Can’t do anything but go up. Temperature…rising. Population…rising. Inflation…increasing.
But to separate out a very small portion of the whole world: print. I’d like to say that, having been an Amazon Kindle user for most of the past year, I don’t see print going away any time soon. Yes, it’s great to have a portable reader that holds many titles, a way to read the New York Times on the subway, and a format that allows me to read without those damned reading glasses (by increasing the type size).

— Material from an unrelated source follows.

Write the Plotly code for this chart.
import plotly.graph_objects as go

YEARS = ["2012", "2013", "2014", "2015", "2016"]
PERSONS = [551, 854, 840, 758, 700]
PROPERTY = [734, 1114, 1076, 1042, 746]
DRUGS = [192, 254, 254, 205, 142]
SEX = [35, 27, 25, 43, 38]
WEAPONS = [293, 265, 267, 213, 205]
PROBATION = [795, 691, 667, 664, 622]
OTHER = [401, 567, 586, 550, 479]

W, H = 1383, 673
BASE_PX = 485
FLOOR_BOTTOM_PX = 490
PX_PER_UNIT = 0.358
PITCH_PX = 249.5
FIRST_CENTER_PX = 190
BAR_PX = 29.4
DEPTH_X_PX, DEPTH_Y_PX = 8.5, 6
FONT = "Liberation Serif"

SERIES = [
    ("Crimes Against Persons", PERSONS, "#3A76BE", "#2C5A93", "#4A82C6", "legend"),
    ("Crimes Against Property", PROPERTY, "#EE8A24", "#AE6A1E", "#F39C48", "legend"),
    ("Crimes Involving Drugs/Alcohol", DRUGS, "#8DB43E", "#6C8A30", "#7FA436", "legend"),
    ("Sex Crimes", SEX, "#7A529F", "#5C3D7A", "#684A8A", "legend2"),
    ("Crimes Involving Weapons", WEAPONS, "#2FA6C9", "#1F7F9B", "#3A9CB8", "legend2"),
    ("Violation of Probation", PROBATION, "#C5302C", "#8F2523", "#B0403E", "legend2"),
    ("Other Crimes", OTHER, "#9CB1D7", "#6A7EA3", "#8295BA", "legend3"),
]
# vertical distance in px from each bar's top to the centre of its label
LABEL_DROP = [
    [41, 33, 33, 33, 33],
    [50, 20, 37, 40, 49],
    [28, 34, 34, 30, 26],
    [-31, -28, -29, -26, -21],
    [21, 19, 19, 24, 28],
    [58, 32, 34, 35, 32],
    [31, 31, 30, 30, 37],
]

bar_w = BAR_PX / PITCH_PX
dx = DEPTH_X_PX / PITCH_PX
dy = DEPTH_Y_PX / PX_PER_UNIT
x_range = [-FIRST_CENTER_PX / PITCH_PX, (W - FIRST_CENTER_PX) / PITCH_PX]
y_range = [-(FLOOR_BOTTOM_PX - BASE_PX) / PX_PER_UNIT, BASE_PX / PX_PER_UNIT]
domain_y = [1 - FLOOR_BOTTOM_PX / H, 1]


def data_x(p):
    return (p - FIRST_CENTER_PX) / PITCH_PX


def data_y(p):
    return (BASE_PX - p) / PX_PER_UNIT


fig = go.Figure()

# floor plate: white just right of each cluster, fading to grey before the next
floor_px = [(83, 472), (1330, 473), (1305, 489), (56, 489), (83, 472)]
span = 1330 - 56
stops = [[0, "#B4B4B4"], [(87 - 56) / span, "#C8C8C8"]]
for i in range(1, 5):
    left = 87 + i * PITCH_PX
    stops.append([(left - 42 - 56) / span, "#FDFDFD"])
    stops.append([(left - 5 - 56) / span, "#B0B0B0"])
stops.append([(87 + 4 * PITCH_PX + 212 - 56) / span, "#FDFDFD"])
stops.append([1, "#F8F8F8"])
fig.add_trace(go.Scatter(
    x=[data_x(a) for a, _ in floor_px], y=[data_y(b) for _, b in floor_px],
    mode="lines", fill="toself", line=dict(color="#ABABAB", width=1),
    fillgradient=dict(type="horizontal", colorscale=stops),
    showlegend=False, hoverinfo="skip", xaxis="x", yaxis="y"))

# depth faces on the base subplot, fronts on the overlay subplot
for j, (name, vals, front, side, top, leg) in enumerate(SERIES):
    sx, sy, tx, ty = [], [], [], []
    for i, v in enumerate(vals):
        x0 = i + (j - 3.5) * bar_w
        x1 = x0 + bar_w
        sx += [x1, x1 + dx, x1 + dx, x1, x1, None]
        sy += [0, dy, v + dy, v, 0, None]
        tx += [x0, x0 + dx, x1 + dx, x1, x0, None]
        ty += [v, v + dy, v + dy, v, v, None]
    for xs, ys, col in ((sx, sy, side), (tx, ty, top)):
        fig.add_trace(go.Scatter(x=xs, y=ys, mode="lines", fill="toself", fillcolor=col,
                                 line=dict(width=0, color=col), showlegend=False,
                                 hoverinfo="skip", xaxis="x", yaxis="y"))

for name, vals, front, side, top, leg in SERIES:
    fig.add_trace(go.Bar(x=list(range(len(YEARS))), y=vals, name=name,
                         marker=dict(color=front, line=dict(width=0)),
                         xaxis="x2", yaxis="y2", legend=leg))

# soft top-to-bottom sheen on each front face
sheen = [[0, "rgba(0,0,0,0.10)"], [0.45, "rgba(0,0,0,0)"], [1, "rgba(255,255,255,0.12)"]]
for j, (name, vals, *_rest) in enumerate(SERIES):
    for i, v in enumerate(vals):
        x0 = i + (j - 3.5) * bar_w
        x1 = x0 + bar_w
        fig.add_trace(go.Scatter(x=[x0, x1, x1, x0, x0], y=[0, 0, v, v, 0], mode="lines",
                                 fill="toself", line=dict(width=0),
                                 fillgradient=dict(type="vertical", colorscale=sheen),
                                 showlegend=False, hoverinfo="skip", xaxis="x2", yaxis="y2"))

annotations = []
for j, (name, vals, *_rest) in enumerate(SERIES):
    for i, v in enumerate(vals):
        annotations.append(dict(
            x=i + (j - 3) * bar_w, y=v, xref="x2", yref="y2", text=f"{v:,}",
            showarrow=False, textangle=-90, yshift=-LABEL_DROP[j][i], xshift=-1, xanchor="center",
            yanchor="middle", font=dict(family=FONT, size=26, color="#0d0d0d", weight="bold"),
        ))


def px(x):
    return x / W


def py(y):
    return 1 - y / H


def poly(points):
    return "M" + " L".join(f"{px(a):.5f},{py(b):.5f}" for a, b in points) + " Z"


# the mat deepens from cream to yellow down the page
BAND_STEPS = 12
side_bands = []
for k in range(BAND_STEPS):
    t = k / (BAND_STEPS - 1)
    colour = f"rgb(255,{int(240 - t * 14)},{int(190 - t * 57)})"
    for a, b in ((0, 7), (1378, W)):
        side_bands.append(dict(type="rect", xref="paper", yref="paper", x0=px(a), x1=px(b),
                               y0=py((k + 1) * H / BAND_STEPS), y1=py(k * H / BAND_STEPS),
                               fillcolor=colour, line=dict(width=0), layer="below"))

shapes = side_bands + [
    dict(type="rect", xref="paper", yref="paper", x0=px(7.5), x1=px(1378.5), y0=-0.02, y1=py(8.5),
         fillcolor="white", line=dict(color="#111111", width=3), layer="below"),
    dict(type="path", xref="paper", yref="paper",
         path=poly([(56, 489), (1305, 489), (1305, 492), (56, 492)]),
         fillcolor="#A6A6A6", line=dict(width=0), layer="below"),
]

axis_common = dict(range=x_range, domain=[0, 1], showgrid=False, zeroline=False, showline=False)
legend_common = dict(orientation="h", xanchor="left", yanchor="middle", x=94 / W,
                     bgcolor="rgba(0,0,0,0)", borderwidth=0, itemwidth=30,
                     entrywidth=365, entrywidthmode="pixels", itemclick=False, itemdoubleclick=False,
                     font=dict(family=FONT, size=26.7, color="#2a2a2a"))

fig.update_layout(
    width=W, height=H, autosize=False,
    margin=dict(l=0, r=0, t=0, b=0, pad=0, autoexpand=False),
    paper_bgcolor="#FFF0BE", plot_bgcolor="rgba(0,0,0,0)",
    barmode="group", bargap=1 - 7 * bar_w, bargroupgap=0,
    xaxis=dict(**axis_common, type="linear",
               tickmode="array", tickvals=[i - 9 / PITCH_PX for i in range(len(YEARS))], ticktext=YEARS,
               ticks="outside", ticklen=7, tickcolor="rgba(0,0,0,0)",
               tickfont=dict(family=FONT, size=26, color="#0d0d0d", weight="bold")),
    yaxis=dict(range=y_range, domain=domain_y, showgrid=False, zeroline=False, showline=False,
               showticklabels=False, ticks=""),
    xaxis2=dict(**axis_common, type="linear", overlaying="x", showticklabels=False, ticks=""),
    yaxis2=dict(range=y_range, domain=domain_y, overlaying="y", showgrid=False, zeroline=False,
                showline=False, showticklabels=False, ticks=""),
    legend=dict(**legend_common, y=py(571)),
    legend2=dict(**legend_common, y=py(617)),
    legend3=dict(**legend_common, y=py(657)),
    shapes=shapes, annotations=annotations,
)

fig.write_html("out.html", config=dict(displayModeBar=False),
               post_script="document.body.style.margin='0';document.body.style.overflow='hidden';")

But on the other side: there simply is no better interface between “content” and the part of the human brain that appreciates it than the printed page. It’s fast, user friendly and oh-so-simple. The Kindle has no page numbers, only “locations,” much the way early VCRs only counted spool rotations instead of time. If you don’t have an identifiable “search term” to enter into the box, there’s no Kindle equivalent to just riffling the pages, knowing whatever it is you’re looking for was on the upper left. It’s mind-blowing, until you’ve tried it, how slow it is, clicking through a list of headlines, clicking again to read the full story, clicking through each page, clicking “Back” to the headline format, “Back” again to the Sections List…
By contrast, with the dirty, inky full-page print version, you just turn the pages, scan the articles, knowing immediately whether the item is worth reading or will bog you down in tedium, all in a fraction of a second.
E-readers will undoubtedly catch on (probably already have) for things like textbooks and business manuals. But for fiction and all the pleasurable nonfiction (history, biography, etc.) there’s no substitute for the paper book.